Wednesday, October 13, 2010

Freytag and Tomatoes…Growing a Plot

This week, I spent one whole day sitting in a darkened room, listening to human resources reps from my new employer tell us everything we wanted to know and more about working for them. To all outward appearances, I was taking diligent notes throughout. Reality: I was plotting a new book idea in my extra-special, corporate logo-ed pad of paper. I’d pause once in a while to acknowledge a flashback to high school – specifically to a day when I was called out in Pre-Calc class for being more interested in staring at the patterns of snowflakes falling outside the frosty window than I was in the variables on the blackboard. Luckily, the HR representative wasn’t nearly as observant as the pre-calc/football coach Mr. Seaman. (Yes…giggle at his name. We all did.)
The next day, I found myself thinking of all sorts of events – plot points, really – that could happen in this new story. But it was all a jumble. No order, no timeline – just a stream-of-consciousness kind of collection of plot ideas. So, I figured I had enough floating around in my brain, I’d better get some of it down somehow or I would forget these Great American Novel ideas.
Result: I swiped my daughter’s markers and a stack of huge pieces of drawing paper.

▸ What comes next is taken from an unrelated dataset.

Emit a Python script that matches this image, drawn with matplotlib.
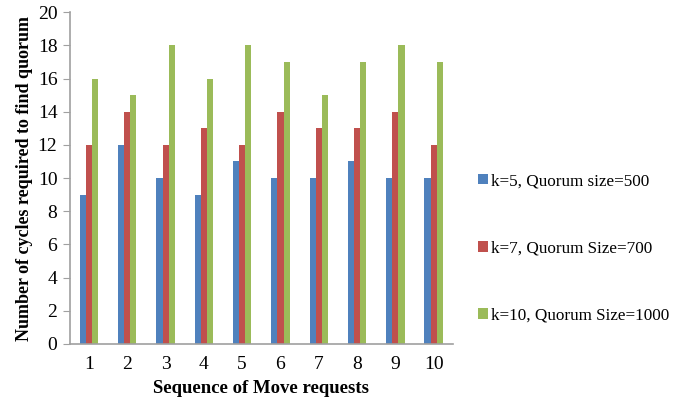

Was I regressing to elementary school art class? Was I planning to draw my own graphic novel? No… I was rediscovering Freytag’s pyramid. Heard of it? Even if you don’t remember Freytag’s name, you probably remember diagramming stories in school, and most of those activities were based on good ol’ Freytag’s story analysis.
Freytag is the dude who said that all stories should have a beginning (exposition, inciting incident), rising action, a climax, falling action, and a resolution. Look it up – a search on Google will show you literally dozens of examples of the diagram and the terminology that goes with it.
Here’s the cool thing: it works. Sometimes the “pyramid” ends up more like a bell-curve. Sometimes it peaks with multiple climaxes – but there is always one that creates the highest peak on the chart. I took a novel writing class recently where we created not only plot arcs (aka Freytag’s you-know-what) for a novel, but we compared them to character arcs as well. It was a hugely important exercise for my growth as a writer. If you haven’t diagrammed a story lately – plotted it out on an arc or pyramid – I strongly suggest you do! Pick your favorite adult or YA novel you’ve read recently. Pick the middle grade book you’re reading with your kids… Any well-written story will do, although you can find great examples of the pyramid for most Shakespeare plays online. See what you discover about story structure and organizing your own plot.
After about 30 minutes of playing around with my huge drawing pad and blue, green, red and purple markers, I produced a lovely example – and exposed plot holes and character questions along the way.  (Freytag would be so proud!) I’ve got a long way to go, but it is exciting to have this poster to hang on my office wall to inspire and motivate me. Now I can see that there really is a story hidden in the weird idea that fell into my lap during that never-ending meeting. I can see the basics: where the story can begin, what the major climax might be, and how it can resolve. Will it end up that way? Most likely not. I know my own writing style well enough by now to realize that I’ll made a gazillion changes before it is all said and done.
But it is a beginning. It is like planting a seed and checking the garden one morning to find a tiny, green tomato sprout sticking out of the dirt. The sprout will have its own arc (growing over time, producing flowers, then tiny green fruit, ripening tomatoes for picking, dying back, buried in the compost pile). Weird how that parallels the growth of a good story, isn’t it?
So Freytag and tomatoes. Wonder if he had a garden?

1 comment:

  1. Growing a plot,with Freytag as our gardener--great idea. Lots of good suggestions here that can help us all in our beginning stages of plotting. Thanks!